Professor Jeans has discussed in a paper of great ability the difficult problems offered by the conditions of equilibrium and of stability of a spherical nebula. ("Phil. Trans. R.S." Vol. CXCIX. A (1902), page 1. See also A. Roberts, "S. African Assoc. Adv. Sci." Vol. I. (1903), page 6.) In a later paper ("Astrophysical Journ." Vol. XXII. (1905), page 97.), in contrasting the conditions which must govern the fission of a star into two parts when the star is gaseous and compressible with the corresponding conditions in the case of incompressible liquid, he points out that for a gaseous star (the agency which effects the separation will no longer be rotation alone; gravitation also will tend towards separation...From numerical results obtained in the various papers of my own,...I have been led to the conclusion that a gravitational instability of the kind described must be regarded as the primary agent at work in the actual evolution of the universe, Laplace's rotation playing only the secondary part of separating the primary and satellite after the birth of the satellite."It is desirable to add a word in explanation of the expression "gravitational instability" in this passage. It means that when the concentration of a gaseous nebula (without rotation) has proceeded to a certain stage, the arrangement in spherical layers of equal density becomes unstable, and a form of bifurcation has been reached. For further concentration concentric spherical layers become unstable, and the new stable form involves a concentration about two centres. The first sign of this change is that the spherical layers cease to be quite concentric and then the layers of equal density begin to assume a somewhat pear-shaped form analogous to that which we found to occur under rotation for an incompressible liquid. Accordingly it appears that while a sphere of liquid is stable a sphere of gas may become unstable. Thus the conditions of stability are different in these two simple cases, and it is likely that while certain forms of rotating liquid are unstable the analogous forms for gas may be stable. This furnishes a reason why it is worth while to consider the unstable forms of rotating liquid.

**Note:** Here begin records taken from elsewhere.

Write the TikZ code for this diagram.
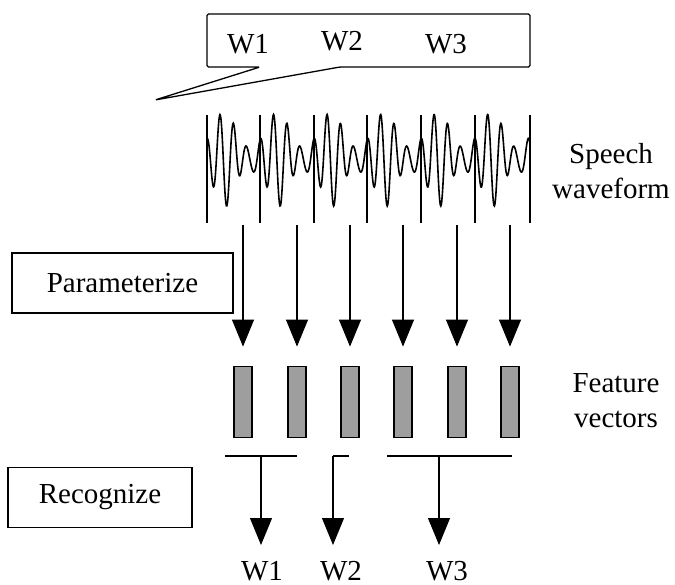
\documentclass[tikz,border=0pt]{standalone}
\usepackage{fontspec}
\setmainfont{Liberation Serif}
\usetikzlibrary{arrows.meta}
\tikzset{>={Triangle[width=22pt,length=27pt]},
  lbl/.style={font=\fontsize{29}{35}\selectfont},
  stagebox/.style={draw, line width=1.2pt, lbl, minimum height=60pt, inner sep=0pt},
  fvec/.style={draw, line width=1.8pt, fill=black!38, minimum width=18pt, minimum height=71pt, inner sep=0pt}}

\begin{document}
\begin{tikzpicture}[x=1pt, y=-1pt, line width=1.1pt]
    \useasboundingbox (0,0) rectangle (675,585);
    % callout with the words
    \draw[line width=1.3pt, rounded corners=1.5pt] (260,67) -- (207,67) -- (207,14) -- (530,14)
        -- (530,67) -- (340,67) -- (155,100) -- cycle;
    \node[lbl] (c1) at (248,44) {W1};
    \node[lbl] (c2) at (342,41) {W2};
    \node[lbl] (c3) at (446,44) {W3};
    % speech waveform
    \draw[line width=1.6pt] plot[variable=\t, domain=0:323, samples=700, smooth]
        ({207+\t}, {158 - (27+18*cos(6.729*(\t-17)))*sin(26.9*\t+100)
              - 4*sin(13.45*\t)});
    \foreach \x in {207,260,314,367,421,475,530}
        \draw (\x,115) -- (\x,223);
    \node[lbl, align=center] (speech) at (611,171) {Speech\\waveform};
    % parameterize
    \node[stagebox, minimum width=221pt] (param) at (122.5,283) {Parameterize};
    \foreach \x [count=\i] in {243,297,350,403,457,510} {
        \node[fvec] (v\i) at (\x,402) {};
        \coordinate (s\i) at (\x,225);
        \draw[->] (s\i) -- ([yshift=19pt]v\i.north);
    }
    \node[lbl, align=center] (feat) at (616,401) {Feature\\vectors};
    % recognize
    \node[stagebox, minimum width=184pt] (recog) at (100,497.5) {Recognize};
    \coordinate (g1) at (261,456);
    \coordinate (g2) at (333,456);
    \coordinate (g3) at (439,456);
    \coordinate (e1) at (261,545);
    \coordinate (e2) at (333,545);
    \coordinate (e3) at (439,545);
    \draw (225,456) -- (297,456);
    \draw (349,456) -- (g2);
    \draw (387,456) -- (512,456);
    \foreach \i in {1,2,3}
        \draw[->] (g\i) -- (e\i);
    \node[lbl, anchor=base, inner sep=1pt] (w1) at (262,580) {W1};
    \node[lbl, anchor=base, inner sep=1pt] (w2) at (341,580) {W2};
    \node[lbl, anchor=base, inner sep=1pt] (w3) at (447,580) {W3};
\end{tikzpicture}
\end{document}
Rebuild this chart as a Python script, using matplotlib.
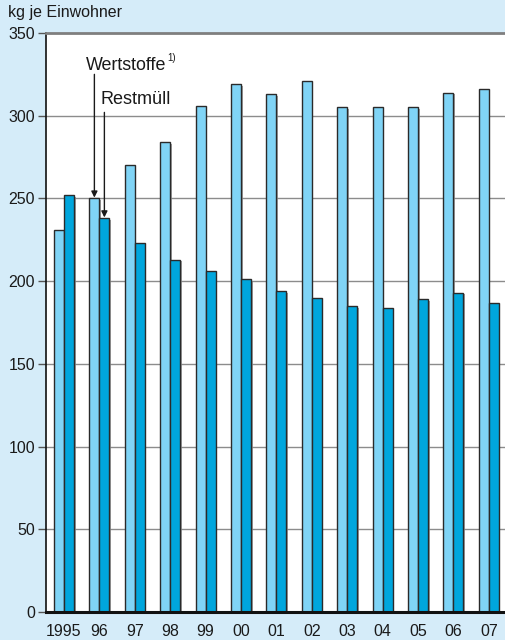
import matplotlib
matplotlib.use("Agg")
import matplotlib.pyplot as plt
import matplotlib.patheffects as pe
import numpy as np

plt.rcParams['font.family'] = ['Liberation Sans', 'DejaVu Sans']

years = ["1995", "96", "97", "98", "99", "00", "01", "02", "03", "04", "05", "06", "07"]
wertstoffe = [231, 250, 270, 284, 306, 319, 313, 321, 305, 305, 305, 314, 316]
restmuell = [252, 238, 223, 213, 206, 201, 194, 190, 185, 184, 189, 193, 187]
yticks = [0, 50, 100, 150, 200, 250, 300, 350]

bg = "#d5ecf9"
light = "#80d4f6"
dark = "#00a6dd"
edge = "#2a2a2a"

W, H = 505, 640
fig = plt.figure(figsize=(W / 100, H / 100), dpi=100, facecolor=bg)
ax = fig.add_axes([46 / W, 28 / H, (W - 46) / W, (612 - 33) / H])
ax.set_facecolor("white")

x = np.arange(len(years))
bw = 0.2825
shadow = [pe.SimplePatchShadow(offset=(1.2, -1.2), shadow_rgbFace="#8a8a8a", alpha=0.8), pe.Normal()]
ax.bar(x - bw / 2, wertstoffe, width=bw, color=light, edgecolor=edge, linewidth=1.0,
       zorder=3, path_effects=shadow)
ax.bar(x + bw / 2, restmuell, width=bw, color=dark, edgecolor=edge, linewidth=1.0,
       zorder=3, path_effects=shadow)

ax.set_ylim(0, 350)
ax.set_xlim(-0.508, 12.458)
ax.set_yticks(yticks)
ax.set_yticklabels([str(v) for v in yticks], fontsize=11.5, color="#1a1a1a")
ax.set_xticks(x)
ax.set_xticklabels(years, fontsize=11.5, color="#1a1a1a")
ax.tick_params(axis="x", length=0, pad=8.5)
ax.tick_params(axis="y", length=6, width=1.0, color="#555555", pad=2)

for v in yticks[1:-1]:
    ax.axhline(v, color="#8c8c8c", linewidth=1.0, zorder=1)

ax.spines["right"].set_visible(False)
ax.spines["top"].set_color("#7f7f7f")
ax.spines["top"].set_linewidth(2.0)
ax.spines["left"].set_color("#111111")
ax.spines["left"].set_linewidth(1.2)
ax.spines["bottom"].set_color("#111111")
ax.spines["bottom"].set_linewidth(2.2)
ax.spines["bottom"].set_zorder(5)

fig.text(8 / W, 1 - 13 / H, "kg je Einwohner", fontsize=11.5, color="#1a1a1a",
         ha="left", va="center")

# Labels with arrows pointing to the 1996 bars
arrow = dict(arrowstyle="-|>", color="#1a1a1a", lw=1.0, mutation_scale=9,
             shrinkA=0, shrinkB=0)
ax.annotate("", xy=(1 - bw / 2, wertstoffe[1] + 0.5), xytext=(1 - bw / 2, 325),
            arrowprops=arrow, zorder=6)
ax.annotate("", xy=(1 + bw / 2, restmuell[1] + 0.5), xytext=(1 + bw / 2, 302),
            arrowprops=arrow, zorder=6)
ax.text(0.62, 330.5, "Wertstoffe", fontsize=12.9, color="#1a1a1a", ha="left", va="center")
ax.text(2.92, 335, "1)", fontsize=7, color="#1a1a1a", ha="left", va="center")
ax.text(1.02, 309.5, "Restmüll", fontsize=13, color="#1a1a1a", ha="left", va="center")

fig.savefig("out.png", dpi=100, facecolor=bg)
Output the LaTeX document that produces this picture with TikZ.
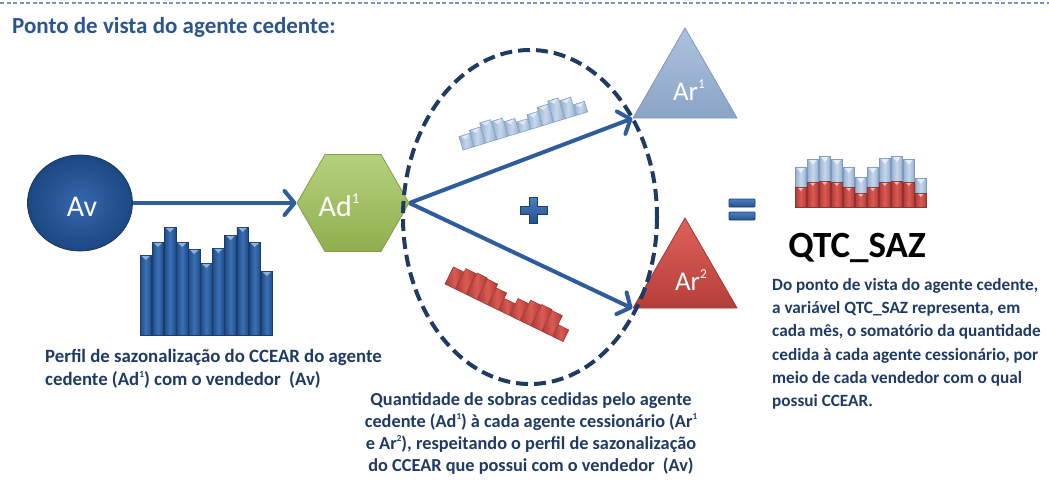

There can I think be little doubt but that Jeans is right in looking to gravitational instability as the primary cause of fission, but when we consider that a binary system, with a mass larger than the sun's, is found to rotate in a few hours, there seems reason to look to rotation as a contributory cause scarcely less important than the primary one.
With the present extent of our knowledge it is only possible to reconstruct the processes of the evolution of stars by means of inferences drawn from several sources. We have first to rely on the general principles of stability, according to which we are to look for a series of families of forms, each terminating in an unstable form, which itself becomes the starting-point of the next family of stable forms. Secondly we have as a guide the analogy of the successive changes in the evolution of ideal liquid stars; and thirdly we already possess some slender knowledge as to the equilibrium of gaseous stars.
From these data it is possible to build up in outline the probable history of binary stars. Originally the star must have been single, it must have been widely diffused, and must have been endowed with a slow rotation. In this condition the strata of equal density must have been of the planetary form. As it cooled and contracted the symmetry round the axis of rotation must have become unstable, through the effects of gravitation, assisted perhaps by the increasing speed of rotation. (I learn from Professor Jeans that he now (December 1908) believes that he can prove that some small amount of rotation is necessary to induce instability in the symmetrical arrangement.) The strata of equal density must then become somewhat pear-shaped, and afterwards like an hour-glass, with the constriction more pronounced in the internal than in the external strata. The constrictions of the successive strata then begin to rupture from the inside progressively outwards, and when at length all are ruptured we have the twin stars portrayed by Roberts and by others.
As we have seen, the study of the forms of equilibrium of rotating liquid is almost complete, and Jeans has made a good beginning in the investigation of the equilibrium of gaseous stars, but much more remains to be discovered. The field for the mathematician is a wide one, and in proportion as the very arduous exploration of that field is attained so will our knowledge of the processes of cosmical evolution increase.
From the point of view of observation, improved methods in the use of the spectroscope and increase of accuracy in photometry will certainly lead to a great increase in our knowledge within the next few years. Probably the observational advance will be more rapid than that of theory, for we know how extraordinary has been the success attained within the last few years, and the theory is one of extreme difficulty; but the two ought to proceed together hand in hand. Human life is too short to permit us to watch the leisurely procedure of cosmical evolution, but the celestial museum contains so many exhibits that it may become possible, by the aid of theory, to piece together bit by bit the processes through which stars pass in the course of their evolution.
In the sketch which I have endeavoured to give of this fascinating subject, I have led my reader to the very confines of our present knowledge. It is not much more than a quarter of a century since this class of observation has claimed the close attention of astronomers; something considerable has been discovered already and there seems scarcely a discernible limit to what will be known in this field a century from now. Some of the results which I have set forth may then be shown to be false, but it seems profoundly improbable that we are being led astray by a Will-of-the-Wisp.